If you're in Ohio and were enough of a masochist to watch tonight's Senatorial Debate (like I did, god help me), you witnessed an embarrassingly one-sided affair. When Josh Mandel (R) opened with his high-pitched, adolescent squawk, and stiff, awkward gestures, he immediately confirmed the GOP's worst fear -- despite all their spending and lying, their Senate candidate is an unprepared, unqualified juvenile melting in the spotlights, utterly out of his league.

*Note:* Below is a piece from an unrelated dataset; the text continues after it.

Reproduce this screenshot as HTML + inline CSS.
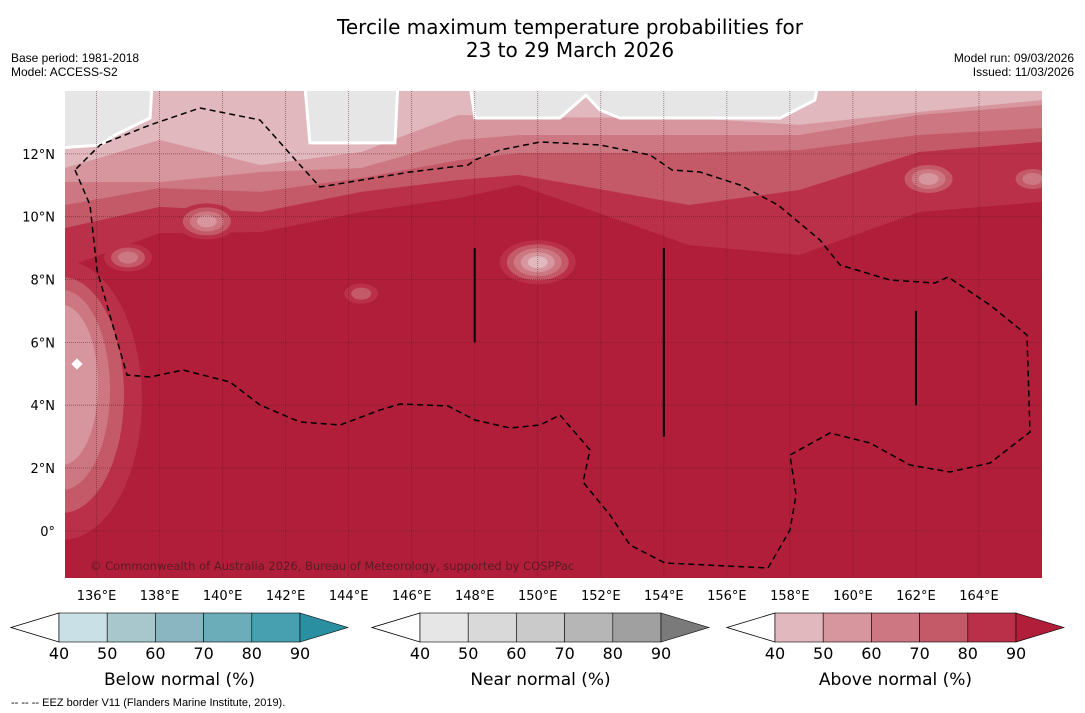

While Senator Sherrod Brown (D) easily rattled off votes, policies, legislation, towns, and companies that his opponent had obviously never heard of, Josh alternated between "deer in the headlights" and desperate, rote repetition of his advertising talking points -- "That's Washington-speak!" and "The only way to change Washington is change the people we send there," and of course, "I'm a Marine!" According to Josh, all our problems were created by Sherrod Brown, and will be in the future. Just him alone -- he's the root of all evil.
I personally enjoyed it when Brown referred to Mandel's signing of Grover Norquist's ridiculous "No Tax" Pledge as "the pledge to never think for yourself."
And as the lovely Mrs. Gammons pointed out, Mandel seemed to be preoccupied with our exact location: "For those of you watching at home, . . . " (What if I'm not at home?) And, "If you're watching this in your living room, . . . " (Sorry, dude, I was in the kitchen.)
This particular contest was probably decided already, but if you were undecided and watched tonight's pathetic Amateur Hour With Josh Mandel, it was game-set-match for Senator Brown. The man took the boy to the woodshed.